Para o jornalista da Folha Naief Haddad, que também participou do debate, além da divisão entre as realidades dos refugiados e dos habitantes da ilha, o documentário se estrutura em torno de um terceiro eixo, representado pela personagem de Samuele. Nas palavras do diretor, reproduzidas por Haddad, o garoto “é um pouco como nós europeus, pois não sabe o que fazer diante da situação”.

O problema de vista de Samuele, diagnosticado como olho preguiçoso, segundo o jornalista, seria uma metáfora para a dificuldade com que o Ocidente enxerga os refugiados. O grande mérito do filme estaria nas “variações de nitidez que ele oferece em relação a essa tragédia”. O ponto máximo é alcançado quando a câmera entra no porão de um barco em que corpos de imigrantes amontoados se confundem com o lixo – “uma cena de navio negreiro”, disse o jornalista.

ELEVAÇÃO E DECLÍNIO

Ao aproximar-se de dramas individuais geralmente abordados de maneira abrangente, o documentário permite que o refugiado “se torne humano como cada um de nós”. O que é possibilitado, segundo Naief, pelo interesse no homem comum, anônimo, que marca o estilo documental de Rosi.

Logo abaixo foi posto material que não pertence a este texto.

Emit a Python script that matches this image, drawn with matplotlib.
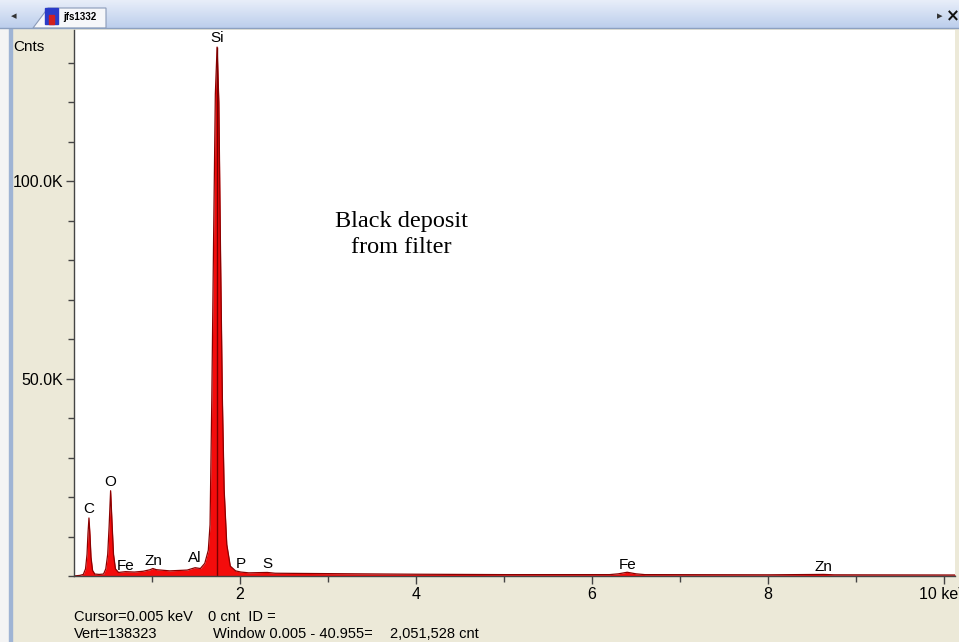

Em “Fogo no Mar”, um desses homens é o dr. Bartolo, médico que cuida tanto dos habitantes de Lampedusa, como Samuele, quanto dos refugiados. Ele configura o único ponto explícito de contato entre os dois mundos.

Sandra o descreve como “o homem contemporâneo, justo, que poderia salvar a humanidade”. Pois ele incorpora a realidade dos imigrantes na sua rotina e não se blinda do sofrimento. Pelo contrário, sofre com as mazelas dos refugiados e sua impotência diante delas.

A psicanalista sugeriu, então, um paralelo entre a prática do médico e o conceito do filósofo camaronês Achille Mbembe de elevação em humanidade. A cena em que o dr. Bartolo faz um ultrassom numa refugiada grávida e se encanta com a visão de seus gêmeos teria o caráter transformador “de um encontro dos mundos em que há reparação, amor e justiça”.

Naief é menos otimista. O recente fechamento das fronteiras italianas à chegada de refugiados, determinado pelo novo governo italiano, agravou a situação retratada pelo filme. Seria mais apropriado falar em “declínio em humanidade”, portanto.

Seguiríamos, enfim, a tradição de nosso processo histórico, caracterizado, segundo a psicanalista, por “um longo habituar-se com a tristeza dos outros”.

O próximo encontro do Ciclo de Cinema e Psicanálise acontecerá na próxima quarta-feira (31), às 19h, com a exibição de “Relatos Selvagens” na Cinemateca (largo Senador Raul Cardoso, 207, Vila Clementino, São Paulo).

É possível retirar os ingressos gratuitamente no local a partir das 18h.